Mathew PurchaseOverview

The Supreme Court gives guidance on what fairness requires when consulting on a ‘preferred option’. Public bodies will now need carefully to consider giving details of rejected options and the reasons for the rejection.

The facts

On 1 April 2013, a central government scheme which granted relief from the requirement to pay council tax was replaced by local authority-run Council Tax Relief Schemes (‘CTRSs’).

The Local Government and Finance Act 1992 obliged each local authority to publish and then consult on a draft CTRS, before publishing its final CTRS.

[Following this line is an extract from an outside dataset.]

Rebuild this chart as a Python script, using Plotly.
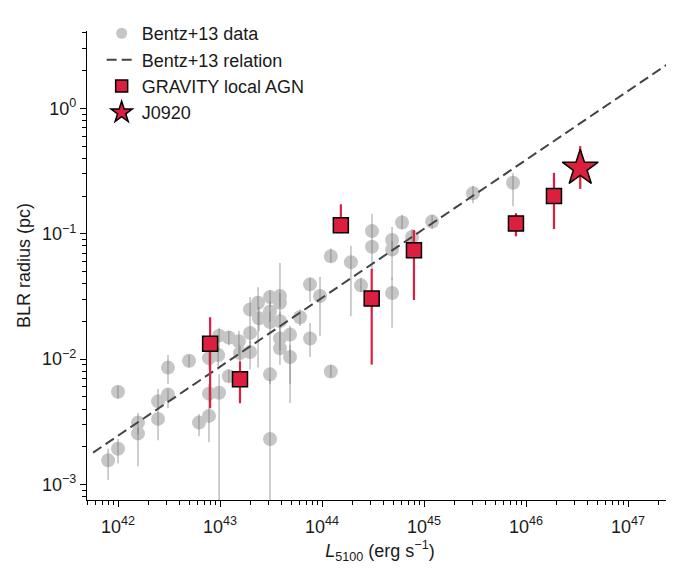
import plotly.graph_objects as go

# ---------------- data ----------------
# Bentz+13 data: L5100 (erg/s), BLR radius (pc), lower & upper bounds (pc)
bentz_L = [8.0e41, 1.0e42, 1.0e42, 1.57e42, 1.57e42, 2.47e42, 2.47e42, 3.09e42, 3.09e42,
           4.97e42, 6.22e42, 7.80e42, 7.80e42, 7.80e42, 9.8e42, 9.8e42, 9.6e42, 1.22e43,
           1.22e43, 1.53e43, 1.57e43, 1.97e43, 1.97e43, 1.97e43, 2.36e43, 2.41e43, 3.09e43,
           3.09e43, 3.09e43, 3.09e43, 3.09e43, 3.87e43, 3.87e43, 3.87e43, 3.87e43, 3.87e43,
           4.86e43, 4.86e43, 6.09e43, 7.63e43, 7.63e43, 9.56e43, 1.22e44, 1.22e44, 1.92e44,
           2.41e44, 3.09e44, 3.09e44, 4.86e44, 4.86e44, 4.86e44, 6.09e44, 7.63e44, 1.20e45,
           3.02e45, 7.46e45]
bentz_R = [1.56e-3, 5.50e-3, 1.93e-3, 3.12e-3, 2.56e-3, 4.61e-3, 3.34e-3, 8.57e-3, 5.22e-3,
           9.71e-3, 3.12e-3, 3.53e-3, 1.02e-2, 5.31e-3, 5.40e-3, 1.54e-2, 1.08e-2, 1.49e-2,
           7.31e-3, 1.39e-2, 1.12e-2, 1.14e-2, 1.62e-2, 2.49e-2, 2.82e-2, 2.12e-2, 3.13e-2,
           2.40e-2, 1.98e-2, 7.57e-3, 2.31e-3, 3.19e-2, 2.82e-2, 2.01e-2, 1.46e-2, 1.22e-2,
           1.57e-2, 1.04e-2, 2.16e-2, 3.95e-2, 1.46e-2, 3.19e-2, 6.61e-2, 7.98e-3, 5.94e-2,
           3.88e-2, 1.05e-1, 7.89e-2, 8.93e-2, 7.48e-2, 3.37e-2, 1.23e-1, 9.42e-2, 1.25e-1,
           2.10e-1, 2.55e-1]
bentz_lo = [1.09e-3, 4.86e-3, 1.48e-3, 2.52e-3, 1.40e-3, 4.07e-3, 2.26e-3, 6.34e-3, 4.07e-3,
            8.57e-3, 2.43e-3, 2.18e-3, 8.28e-3, 4.45e-3, 1.0e-4, 1.18e-2, 8.73e-3, 1.29e-2,
            6.57e-3, 1.08e-2, 9.04e-3, 8.28e-3, 1.29e-2, 2.01e-2, 8.57e-3, 1.68e-2, 2.62e-2,
            1.98e-2, 1.54e-2, 6.34e-3, 1.0e-4, 2.62e-2, 2.20e-2, 1.54e-2, 1.18e-2, 9.04e-3,
            6.34e-3, 4.45e-3, 1.84e-2, 2.87e-2, 1.04e-2, 1.54e-2, 5.94e-2, 7.18e-3, 2.20e-2,
            3.43e-2, 9.10e-2, 5.15e-2, 7.48e-2, 4.32e-2, 1.78e-2, 1.09e-1, 8.32e-2, 1.09e-1,
            1.75e-1, 1.66e-1]
bentz_hi = [1.93e-3, 6.12e-3, 2.31e-3, 3.72e-3, 2.85e-3, 5.80e-3, 4.07e-3, 1.08e-2, 5.80e-3,
            1.08e-2, 3.66e-3, 4.45e-3, 1.29e-2, 6.34e-3, 7.57e-3, 1.78e-2, 1.29e-2, 1.68e-2,
            8.28e-3, 1.68e-2, 1.29e-2, 1.41e-2, 2.01e-2, 3.13e-2, 3.74e-2, 2.62e-2, 3.55e-2,
            2.87e-2, 2.40e-2, 1.54e-2, 6.93e-3, 5.84e-2, 3.37e-2, 2.40e-2, 1.84e-2, 1.54e-2,
            1.84e-2, 1.29e-2, 2.49e-2, 4.47e-2, 1.94e-2, 4.55e-2, 7.62e-2, 9.04e-3, 8.03e-2,
            4.47e-2, 1.44e-1, 9.10e-2, 1.13e-1, 8.78e-2, 4.47e-2, 1.42e-1, 1.09e-1, 1.42e-1,
            2.42e-1, 3.04e-1]

# Bentz+13 relation (end points of the dashed line)
rel_L = [5.7e41, 3.0e47]
rel_R = [1.80e-3, 2.52]

# GRAVITY local AGN
grav_L = [8.0e42, 1.57e43, 1.53e44, 3.07e44, 7.97e44, 7.97e45, 1.88e46]
grav_R = [0.0133, 0.00693, 0.117, 0.0304, 0.0739, 0.121, 0.200]
grav_lo = [0.00406, 0.00445, 0.101, 0.00904, 0.0296, 0.0955, 0.109]
grav_hi = [0.0216, 0.0096, 0.172, 0.0525, 0.107, 0.146, 0.306]

# J0920
j_L = [3.4e46]
j_R = [0.334]
j_lo = [0.228]
j_hi = [0.50]

# tick labels
x_tick_vals = [1e42, 1e43, 1e44, 1e45, 1e46, 1e47]
x_tick_text = ["10<sup>42</sup>", "10<sup>43</sup>", "10<sup>44</sup>",
               "10<sup>45</sup>", "10<sup>46</sup>", "10<sup>47</sup>"]
y_tick_vals = [1e-3, 1e-2, 1e-1, 1e0]
y_tick_text = ["10<sup>\u22123</sup>", "10<sup>\u22122</sup>", "10<sup>\u22121</sup>", "10<sup>0</sup>"]

# ---------------- styles ----------------
RED = "#DC1F3E"
GREY = "#c6c6c6"
FONT = "Liberation Sans, Arial, Helvetica, sans-serif"
TXT = "#1a1a1a"


def up(v, hi):
    return [h - a for a, h in zip(v, hi)]


def down(v, lo):
    return [a - l for a, l in zip(v, lo)]


fig = go.Figure()

# grey markers
fig.add_trace(go.Scatter(
    x=bentz_L, y=bentz_R, mode="markers",
    marker=dict(size=14, color=GREY, line=dict(width=0)),
    showlegend=False, hoverinfo="skip"))
# grey error bars on top of the markers
fig.add_trace(go.Scatter(
    x=bentz_L, y=bentz_R, mode="markers",
    marker=dict(size=1, color="rgba(0,0,0,0)"),
    error_y=dict(type="data", symmetric=False,
                 array=up(bentz_R, bentz_hi), arrayminus=down(bentz_R, bentz_lo),
                 color="rgba(110,110,110,0.45)", thickness=1.5, width=0),
    showlegend=False, hoverinfo="skip"))
# relation
fig.add_trace(go.Scatter(
    x=rel_L, y=rel_R, mode="lines",
    line=dict(color="#444444", width=2, dash="10px,5px"),
    showlegend=False, hoverinfo="skip"))
# GRAVITY
fig.add_trace(go.Scatter(
    x=grav_L, y=grav_R, mode="markers",
    marker=dict(symbol="square", size=15, color=RED, line=dict(color="black", width=1.5)),
    error_y=dict(type="data", symmetric=False,
                 array=up(grav_R, grav_hi), arrayminus=down(grav_R, grav_lo),
                 color=RED, thickness=2.2, width=0),
    showlegend=False, hoverinfo="skip"))
# J0920
fig.add_trace(go.Scatter(
    x=j_L, y=j_R, mode="markers",
    marker=dict(symbol="star", size=27, color=RED, line=dict(color="black", width=1.5)),
    error_y=dict(type="data", symmetric=False,
                 array=up(j_R, j_hi), arrayminus=down(j_R, j_lo),
                 color=RED, thickness=2.2, width=0),
    showlegend=False, hoverinfo="skip"))

# legend-only entries
fig.add_trace(go.Scatter(x=[None], y=[None], mode="markers", name="Bentz+13 data",
                         marker=dict(size=11, color=GREY), legendgroup="a"))
fig.add_trace(go.Scatter(x=[None], y=[None], mode="lines", name="Bentz+13 relation",
                         line=dict(color="#444444", width=2, dash="10px,5px"), legendgroup="b"))
fig.add_trace(go.Scatter(x=[None], y=[None], mode="markers", name="GRAVITY local AGN",
                         marker=dict(symbol="square", size=12, color=RED,
                                     line=dict(color="black", width=1.5)), legendgroup="c"))
fig.add_trace(go.Scatter(x=[None], y=[None], mode="markers", name="J0920",
                         marker=dict(symbol="star", size=16, color=RED,
                                     line=dict(color="black", width=1.5)), legendgroup="d"))

x_minor = [k * 10.0 ** n for n in range(41, 48) for k in range(2, 10)]
y_minor = [k * 10.0 ** n for n in range(-4, 1) for k in range(2, 10)]

fig.update_layout(
    width=674, height=572,
    margin=dict(l=79, r=9, t=7, b=80),
    paper_bgcolor="white", plot_bgcolor="white",
    font=dict(family=FONT, size=18, color=TXT),
    legend=dict(x=0.025, y=1.034, xanchor="left", yanchor="top",
                bgcolor="rgba(0,0,0,0)", font=dict(size=18, color=TXT),
                tracegroupgap=0, itemwidth=30),
    xaxis=dict(type="log", range=[41.696, 47.441], automargin=False,
               tickmode="array", tickvals=x_tick_vals, ticktext=x_tick_text,
               ticks="outside", ticklen=6, tickwidth=1.2, tickcolor="black",
               ticklabelstandoff=4,
               showline=True, linecolor="black", linewidth=1.2, mirror=False,
               showgrid=False, zeroline=False,
               minor=dict(tickmode="array", tickvals=x_minor, ticks="outside",
                          ticklen=3.5, tickwidth=1, tickcolor="black", showgrid=False),
               title=dict(text="<i>L</i><sub>5100</sub> (erg s<sup>\u22121</sup>)",
                          font=dict(size=18), standoff=8),
               tickfont=dict(size=18)),
    yaxis=dict(type="log", range=[-3.123, 0.617], automargin=False,
               tickmode="array", tickvals=y_tick_vals, ticktext=y_tick_text,
               ticks="outside", ticklen=6, tickwidth=1.2, tickcolor="black",
               showline=True, linecolor="black", linewidth=1.2, mirror=False,
               showgrid=False, zeroline=False,
               minor=dict(tickmode="array", tickvals=y_minor, ticks="outside",
                          ticklen=3.5, tickwidth=1, tickcolor="black", showgrid=False),
               title=dict(text="BLR radius (pc)", font=dict(size=18), standoff=6),
               tickfont=dict(size=18)),
)

fig.write_html("out.html")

Central government provided funding for CTRSs, but at only 90% of the previous level. The London Borough of Haringey could have made up the shortfall in funding, but decided against this. Accordingly, the consultation paper on its draft CTRS stated that this shortfall, together with a likely increase in the number of people claiming benefit, ‘means that the introduction of a [CTRS] will directly affect the assistance provided to anyone below pensionable age’ and that existing claimants will suffer a reduction in the relief available.

After the Council had issued its consultation paper, Central Government announced a plan to provide additional grants to local authorities, but only under certain conditions. Haringey decided against pursuing the grant because the conditions were such that it would still suffer a significant shortfall in funding. It did not inform consultees of this Government offer.

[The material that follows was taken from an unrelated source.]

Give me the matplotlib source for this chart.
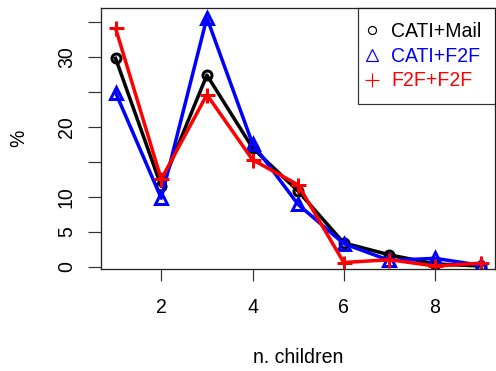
import matplotlib
matplotlib.use("Agg")
import matplotlib.pyplot as plt

# ---- data ----
n_children = [1, 2, 3, 4, 5, 6, 7, 8, 9]
cati_mail = [29.8, 11.5, 27.4, 17.0, 10.8, 3.4, 1.7, 0.4, 0.1]
cati_f2f = [24.9, 9.8, 35.6, 17.6, 8.9, 3.3, 0.9, 1.2, 0.2]
f2f_f2f = [34.1, 12.5, 24.6, 15.3, 11.7, 0.6, 1.0, 0.1, 0.5]
series_names = ["CATI+Mail", "CATI+F2F", "F2F+F2F"]
x_ticks = [2, 4, 6, 8]
y_ticks = [0, 5, 10, 15, 20, 25, 30, 35]
y_tick_labels = ["0", "5", "10", "", "20", "", "30", ""]

plt.rcParams['font.family'] = ['Liberation Sans', 'DejaVu Sans']
FS = 19.5

fig = plt.figure(figsize=(496 / 72, 371 / 72), dpi=72)
ax = fig.add_axes([101 / 496, 1 - 269.3 / 371, (495.3 - 101) / 496, (269.3 - 8) / 371])

styles = [
    dict(color="black", marker="o", ms=9),
    dict(color="blue", marker="^", ms=12),
    dict(color="red", marker="+", ms=15),
]
for vals, st in zip([cati_mail, cati_f2f, f2f_f2f], styles):
    ax.plot(n_children, vals, color=st["color"], lw=3.5, marker=st["marker"],
            ms=st["ms"], mew=3, mfc="none", mec=st["color"], solid_joinstyle="round")

ax.set_xlim(0.68, 9.32)
ax.set_ylim(-0.37, 37.0)
ax.set_xticks(x_ticks)
ax.set_xticklabels([str(t) for t in x_ticks], fontsize=FS)
ax.set_yticks(y_ticks)
ax.set_yticklabels(y_tick_labels, fontsize=FS, rotation=90, va="center")
ax.tick_params(axis="x", length=12, width=1.2, pad=16.5, color="#333333")
ax.tick_params(axis="y", length=12.7, width=1.2, pad=12.5, color="#333333")
for s in ax.spines.values():
    s.set_linewidth(1.3)
    s.set_color("#222222")

ax.set_xlabel("n. children", fontsize=FS, labelpad=31)
ax.set_ylabel("%", fontsize=FS, labelpad=28.5)

handles = [
    plt.Line2D([], [], ls="none", marker="o", ms=8, mew=1.2, mfc="none", color="black"),
    plt.Line2D([], [], ls="none", marker="^", ms=12, mew=1.2, mfc="none", color="blue"),
    plt.Line2D([], [], ls="none", marker="+", ms=14, mew=1.2, color="red"),
]
leg = ax.legend(handles, series_names, loc="upper right", fontsize=FS,
                frameon=True, fancybox=False, shadow=False, borderaxespad=0,
                borderpad=0.7, handlelength=0, handletextpad=1.0,
                labelspacing=0.3, edgecolor="black")
leg.get_frame().set_linewidth(1.2)
for t, c in zip(leg.get_texts(), ["black", "blue", "red"]):
    t.set_color(c)

fig.savefig("out.png", dpi=72)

Ms Moseley alleged that this amounted to unlawful consultation, because consultees were not provided with sufficient information to comment on alternatives to the draft CTRS. Her claim was rejected by the Administrative Court and the Court of Appeal.

The judgments

The Supreme Court upheld the appeal, finding that the consultation had been unfair.

Lord Wilson gave the leading judgment; Lord Kerr, Lady Hale and Lord Clarke agreed with him. Lord Reed gave a concurring judgment, with which Lady Hale and Lord Clarke agreed.

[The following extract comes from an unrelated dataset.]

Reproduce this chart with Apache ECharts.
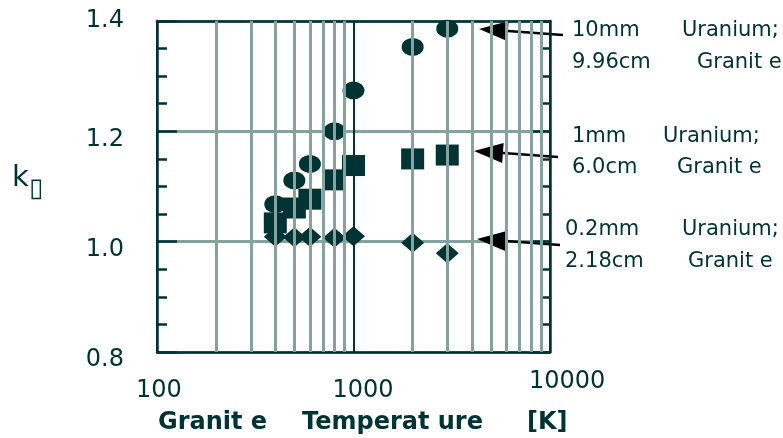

The judgments do not establish any new legal principle. However, they do provide helpful guidance on the requirements of fair consultation including, in particular, the need to provide consultees with sufficient and accurate information. The general thrust of the judgments is that, while it is still generally permissible to focus consultation on a ‘preferred option’ rather than to conduct a purely open process, in many cases it will be necessary to provide considerably more information about rejected alternatives than has hitherto been understood to be the case.

The key features of the judgments are:

(1) The Supreme Court formally endorsed the ‘Sedley criteria’ for a fair consultation, namely:

– Consultation must be at a time when proposals are still at a formative stage

– The proposer must give sufficient reasons for any proposal to permit of intelligent consideration and response

– Adequate time must be given for consideration and response

– The product of consultation must be conscientiously taken into account [para 25].

(2) The degree and specificity of information which must be provided to consultees will depend on the context, including:

(i) the identity of the persons being consulted [para 26];

(ii) whether the proposal would deprive consultees of an existing benefit [para 26];

(iii) the purpose of the consultation, such as whether it is to ensure procedural fairness for individuals or to permit public participation in a democratic process [para 38]; and

(iv) whether consultees can be expected to be familiar with the decision-making process and reasons [para 39].

(3) It may be permissible to consult on the basis of a preferred option but fairness may require consultation on other, previously discarded options [para 27].

(4) Even if, as here, it is proper to consult on a preferred option (i.e. the draft CTRS), proposers must not give the impression that other options are no longer on the table [para 31]. Indeed, fairness may require passing reference to be made to other options [para 28]. Even if the other options would have been reasonably obvious to those consulted, it may be necessary to explain why those other options were rejected [para 31]. The key question is whether such reference or information is necessary in order for the consultees to express meaningful views on the proposal [para 40, 41].

(5) Proposers should nevertheless seek to avoid unduly lengthy or complex consultation documents [para 41].


On the facts, it is not surprising that the Supreme Court held that this consultation was unfair. The Council had given the clear impression that it was a foregone conclusion that its CTRS would result in a drop in the relief available to residents. For that reason alone, the consultation seems clearly to have been defective. However, the judgments of the Supreme Court go further: on the facts of this case, it was incumbent on the Council not only to avoid suggesting that other options were closed off, but also to provide at least some information about those other options and why they did not find favour with the Council.

The existence and extent of this obligation will depend on the facts of the particular case. However, the question appears to be whether ‘sufficient reasons’ have been provided so as to explain why the proposer has chosen the particular option being put forward. In order to do this, it may be necessary to mention alternative options which have been considered and rejected.

This may help to explain why Lord Wilson held that it was not unlawful for the Council to fail to refer to the subsequent availability of the governmental grant. It might be thought that this changed the landscape to a degree that consultees ought specifically to have been informed about it. However, the failure to do this was not unlawful because it did not add a new dimension to what the Council should have done anyway and the offer was not made until the consultation was already underway.